Jerry Silverman, president and CEO of the Jewish Federations of North America, said statements such as those of Rabbi Amar “only serve to alienate our fellow Jews from our religion, our people and the Jewish state.”
A recent survey for the Workmen’s Circle reported an increased affinity for Israel among non-Orthodox American Jews under age 35, but it found that attachment dropped steadily for those over 45. More important, it discovered that attachment does not translate to trust in Israeli leaders, and that means they will be less inclined to work to support the policies of those leaders.
A major disconnect regards settlements. Historically, there has been little support for them among the majority of American Jews, and support has eroded further as the settler movement is perceived as the primary obstacle to peace with the Palestinians and the two-state solution, which enjoys wide support in the US. The widespread perception that Netanyahu would rather build settlements than make peace will erode support among all but the hardliners, not just in the Jewish community but in the rest of the US as well.
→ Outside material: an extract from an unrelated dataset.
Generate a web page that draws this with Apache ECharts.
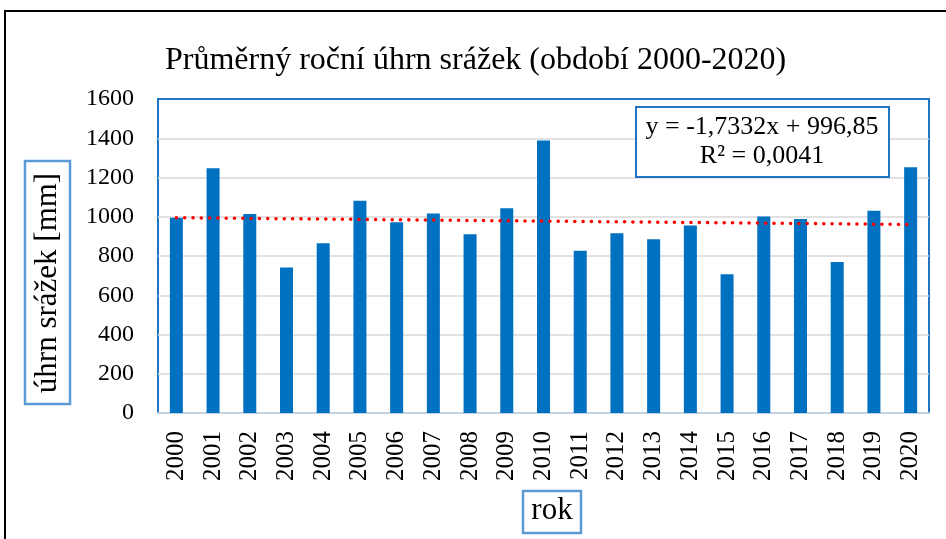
<!DOCTYPE html>
<html>
<head>
<meta charset="utf-8">
<script src="https://cdn.jsdelivr.net/npm/echarts@6/dist/echarts.min.js"></script>
<style>
  html, body { margin: 0; padding: 0; background: #fff; }
  #chart { width: 946px; height: 539px; }
</style>
</head>
<body>
<div id="chart"></div>
<script>
// roky a průměrné roční srážky [mm]
const years = ['2000', '2001', '2002', '2003', '2004', '2005', '2006', '2007', '2008', '2009', '2010',
  '2011', '2012', '2013', '2014', '2015', '2016', '2017', '2018', '2019', '2020'];
const rainfall = [995, 1247, 1014, 742, 865, 1082, 972, 1016, 911, 1043, 1388,
  827, 916, 885, 955, 707, 1001, 989, 770, 1031, 1252];
// lineární trend – hodnoty na začátku a konci období
const trendEnds = [995.1, 960.5];
const yTicks = { min: 0, max: 1600, step: 200 };
const trendLabel = ['y = -1,7332x + 996,85', 'R² = 0,0041'];

const trend = years.map((y, i) => i === 0 ? trendEnds[0] : (i === years.length - 1 ? trendEnds[1] : null));

const serif = 'Liberation Serif';
const chart = echarts.init(document.getElementById('chart'));

chart.setOption({
  animation: false,
  title: {
    text: 'Průměrný roční úhrn srážek (období 2000-2020)',
    left: 165,
    top: 45,
    padding: 0,
    textStyle: { fontFamily: serif, fontSize: 32, fontWeight: 'normal', color: '#000' }
  },
  grid: {
    left: 158, right: 17, top: 99, bottom: 126,
    show: true, borderColor: '#1f74c4', borderWidth: 2
  },
  xAxis: {
    type: 'category',
    data: years,
    axisLine: { show: true, lineStyle: { color: '#c3d3e3', width: 2 } },
    axisTick: { show: false },
    axisLabel: { rotate: 90, margin: 18, fontFamily: serif, fontSize: 25, color: '#000' }
  },
  yAxis: {
    type: 'value',
    min: yTicks.min, max: yTicks.max, interval: yTicks.step,
    axisLine: { show: false },
    axisTick: { show: false },
    axisLabel: { margin: 24, fontFamily: serif, fontSize: 24, color: '#000', formatter: v => String(v) },
    splitLine: { showMaxLine: false, showMinLine: false, lineStyle: { color: '#d9d9d9', width: 1.5 } }
  },
  series: [
    {
      type: 'bar',
      data: rainfall,
      barWidth: 13,
      itemStyle: { color: '#0070c0' }
    },
    {
      type: 'line',
      data: trend,
      connectNulls: true,
      symbol: 'none',
      lineStyle: { color: '#ff0000', width: 3.5, type: [0.1, 8.2], cap: 'round' },
      z: 3
    }
  ],
  graphic: [
    {
      type: 'rect', silent: true, z: 0,
      shape: { x: 5, y: 11, width: 980, height: 600 },
      style: { fill: 'none', stroke: '#000', lineWidth: 2 }
    },
    {
      type: 'rect', z: 10,
      shape: { x: 636, y: 107, width: 253, height: 70 },
      style: { fill: '#fff', stroke: '#1f74c4', lineWidth: 2 }
    },
    {
      type: 'text', z: 11, x: 762, y: 142,
      style: {
        text: trendLabel.join('\n'), fontFamily: serif, fontSize: 26, lineHeight: 29,
        align: 'center', verticalAlign: 'middle', fill: '#000'
      }
    },
    {
      type: 'rect', z: 10,
      shape: { x: 25, y: 161, width: 45, height: 243 },
      style: { fill: '#fff', stroke: '#5b9bd5', lineWidth: 2.5 }
    },
    {
      type: 'text', z: 11, x: 48, y: 283, rotation: Math.PI / 2,
      style: {
        text: 'úhrn srážek [mm]', fontFamily: serif, fontSize: 31,
        align: 'center', verticalAlign: 'middle', fill: '#000'
      }
    },
    {
      type: 'rect', z: 10,
      shape: { x: 523, y: 491, width: 58, height: 42 },
      style: { fill: '#fff', stroke: '#5b9bd5', lineWidth: 2.5 }
    },
    {
      type: 'text', z: 11, x: 552, y: 511,
      style: {
        text: 'rok', fontFamily: serif, fontSize: 31,
        align: 'center', verticalAlign: 'middle', fill: '#000'
      }
    }
  ]
});
</script>
</body>
</html>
A group of 40 American Jewish leaders wrote to Netanyahu this month saying they were “deeply concerned” about a report from a committee headed by retired Supreme Court justice Edmund Levy that declares the West Bank is not occupied territory “under international law,” and thus all settlements are legal.
The group warned Netanyahu that his endorsement of the report “will place the two-state solution, and the prestige of Israel” as a democracy, in peril, and add fuel to those who seek to delegitimize Israel’s right to exist.
And Israel’s future as a Jewish state would also be threatened, because the Levy report implies that Israel would have to decide whether to grant Palestinians living the West Bank full citizenship rights, or disenfranchise them and relegate them to selected enclaves.
The choices Prime Minister Netanyahu and his government make on these issues will resonate far beyond Israel’s borders. They have the potential to redefine the relationship between Israel and American Jewry, and Israel’s broader standing in the US.